Wednesday, September 16, 2009

How to Sit

Okay, I'll sit in this chair and hold you while you nuzzle my neck and suck your thumb.
Even though it's 5:30 in the afternoon and I really should do the breakfast dishes before I start making dinner.
Even though I just made you the greatest fort beneath the kitchen table.

Okay, I'll sit here and hold you until you're awake enough to venture forth into the unknown kingdom under table.
If you do climb off my lap to go inside the fort, I will: do the dishes, make dinner, mop the floor, organize all your toys and clothes, paint your dresser, read a book, play solitaire on the computer, call my mother, transfer all my phone numbers into my new phone book I got two Christmases ago, complete all photo albums with captions, take a shower and feel guilty that I'm not with you in the fort.
If you don't go inside, I'll sit here and hold you.
I should be able to stay here in this chair without everything I haven't done screaming in my head.
I should be able to love this.

Someday, I'll be in this chair alone.
When my arms are no longer your comfort, I can: do the breakfast dishes, make dinner, convert your bedroom into a gym, read all my books, call all my friends listed in my old phone book while I'm clean and ironed and made-up and glancing through my perfectly organized photo albums.

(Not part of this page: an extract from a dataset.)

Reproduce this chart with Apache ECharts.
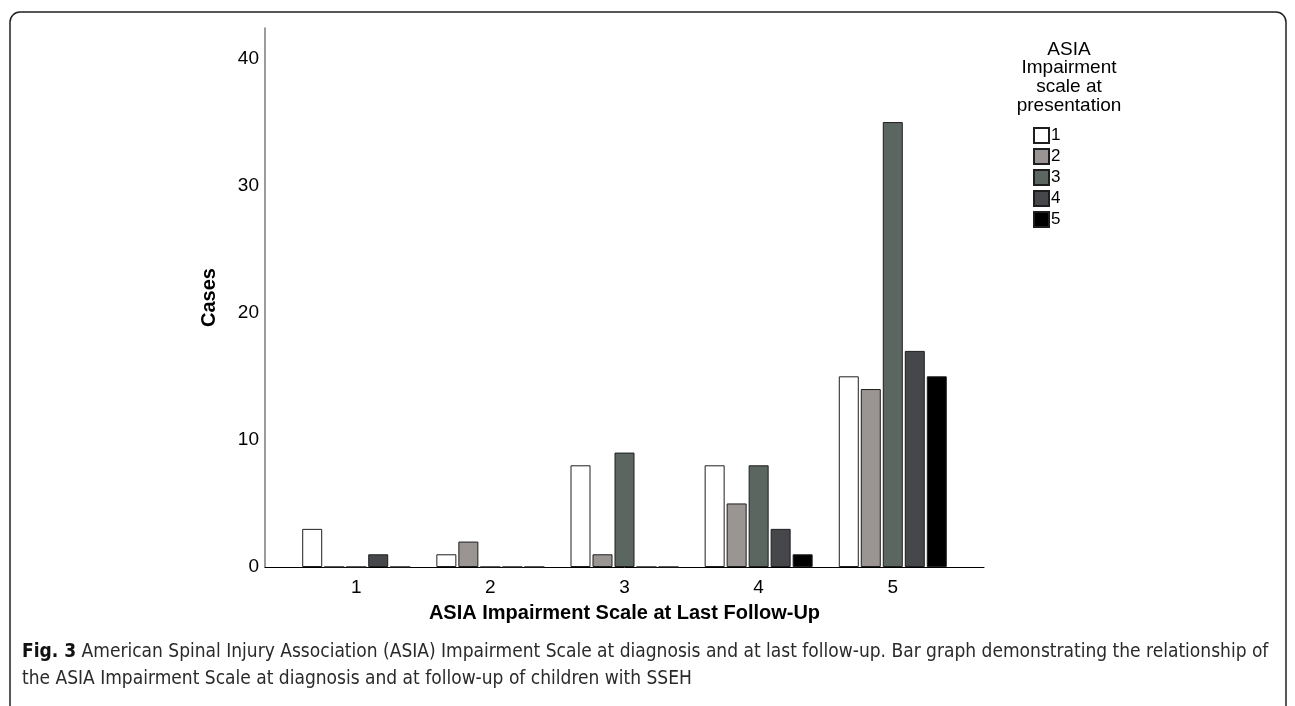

Knowing that I only get to hold you for a brief moment doesn't make it any easier to stay here. I am all to aware that chaos reigns in my own fort, in fact, in my entire kingdom.


Dear God, help me never choose to let go of this precious little body
so that I might hold a dirty dish.

Oh, you're little hand, stroking my cheek.

Please stop smiling at me.

When you smile...my choice is made.

Here is where I am.

Here is where I stay.

This is how to sit.

I wrote this 11 years ago. I tried to build my 13 year old daughter a fort today and she wouldn't go in! I guess I should have let her off my lap...Really don't know how or when she got so tall. She is still precious, even at 13. I did let go of her 11 years ago to do the dishes and I still regret it. On the plus side, I have taught her how to do the dishes, so I can now sit-even though, it's almost always alone, and everything I haven't done is still there to taunt me.
Karen

Something new.

It must be possible to do everything you ever wanted to do. I'm sure of it. I don't know how yet, but I know there's a slim chance it's possible. This blog is an effort to sit down and write, to sit down long enough to notice my children, and to see if it's possible to not feel quilty for either - for any of the time that wasn't spent working. Well, and sleeping, cleaning, planning for tomorrow, driving, picking up dirty socks...you get the picture. Right now, this is all I want. Tomorrow could be another story. But, this is about today. And stopping. For a moment.